Kristin Hobson has been living in Cotswold since she graduated college. She and her husband purchased their first house in 1994 and have been members of the community ever since. Hobson has seen changes in Cotswold, but she still calls the place home. Here's what she has to say about her "hood":
How would you describe Cotswold?
I would say: vibrant, up-and-coming, social and a nice mix of old and new.
What is the most eye-catching landmark in your neighborhood?
Now, it's probably Rosewood, the condominiums that were just built at the corner of Providence and Sharon Amity.
What are the top three places to shop in Cotswold?
Harris Teeter, Marshalls and Books-A-Million.
Top three places to eat?
Top three party spots?
There's not a lot. Hotel Charlotte and Eddie's Place are both decent bar-type atmospheres. This isn't a bar-type [neighborhood], so that would be it.
What's a little-known fact about Cotswold?
Hmm, I don't know to be honest with you.
Where is the first place in Cotswold you would take a newcomer?
I'd probably get them up to the Cotswold Shopping Center. There really isn't anything within the neighborhood that would be any different than what's in any other neighborhood.
How has the recession changed your neighborhood?

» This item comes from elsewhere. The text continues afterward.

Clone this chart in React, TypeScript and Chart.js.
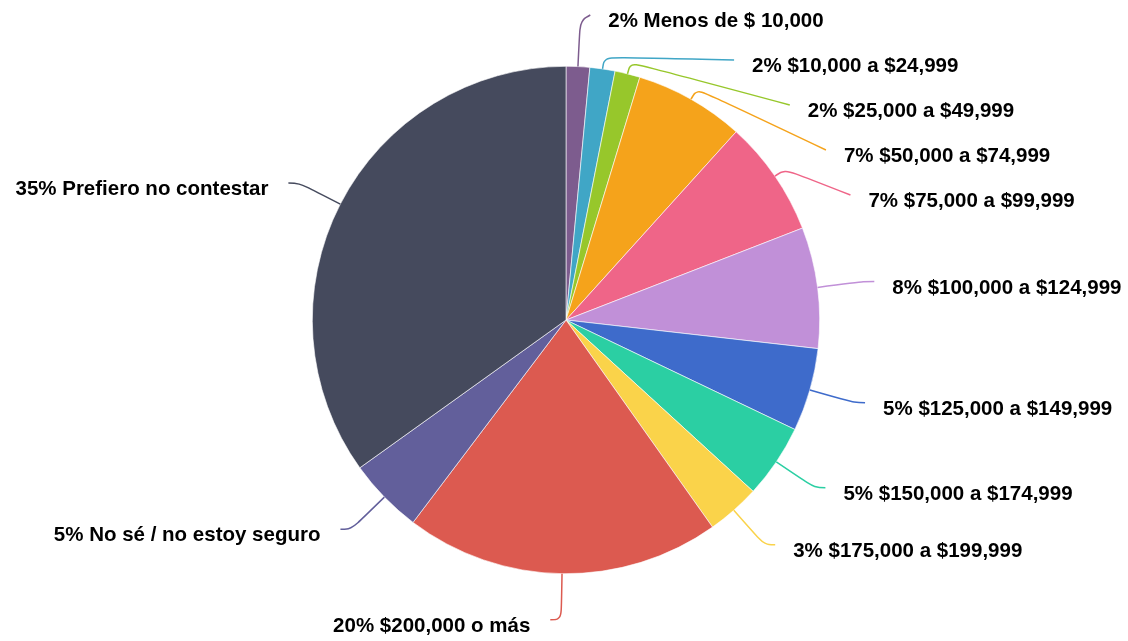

Construction; anything that has not started prior to the recession is not being built. Whatever was started is continuing, but the builders who were holding on to the lots for teardowns are not moving them. There is no spec building at this point.
Why should people move to Cotswold?
I think it offers a great sense of community -- great lots in an older neighborhood of Charlotte, good schools and proximity to downtown and South Park.
Name one downside to living in Cotswold.
The only thing that has been hard on the residents of Cotswold has been all of the storm water construction, which is all coming to a halt. But other than that, it may be trying to cope with the transition from old 1950s ranch homes to 5,000-plus-square-foot newer construction.